Level 2- Structural Reconfiguration involves the alteration of the layout of the radio system or the replacement of some aspect of the software of the system while still performing the same overall application. For example structural reconfiguration occurs when the way in which a signal is processed is altered as in the case of the introduction of two stages of filtering instead of one. In this case the radio will still perform the same function but the reconfiguration may have the benefits of improving signal quality, power consumption or performance. An example specific to alternative frequency management regimes would be in the insertion of some new extra functionality within the existing software radio configuration, to make decisions about which frequencies the radio should use.

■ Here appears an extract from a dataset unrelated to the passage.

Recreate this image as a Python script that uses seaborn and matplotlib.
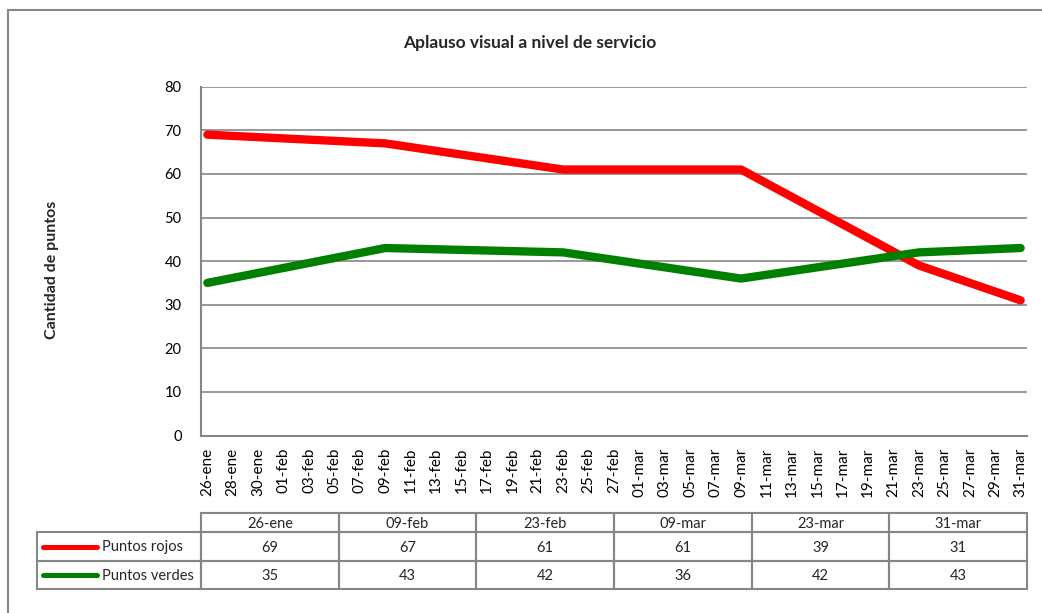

Level 3 - Application Reconfiguration involves completely replacing the software of the software radio with an entirely different software radio configuration. This type of reconfiguration allows a radio to completely change the application it performs. The same hardware being reconfigured from being a two-channel analogue FM transceiver to being a 10 channel digital BPSK transceiver is an example of application reconfiguration. Software download also falls into this category of reconfiguration. In terms of dynamic spectrum allocation it may be necessary for a radio to use an entirely different communication means to best take advantage of the new band of frequencies it has been allocated.
IRIS facilitates Parametric Reconfiguration, Structural Reconfiguration and Application Reconfiguration.
IRIS interfaces with the USRP. It can in principle use any RF frontend. It simply needs a software component that can read from and write to that hardware (akin to a driver).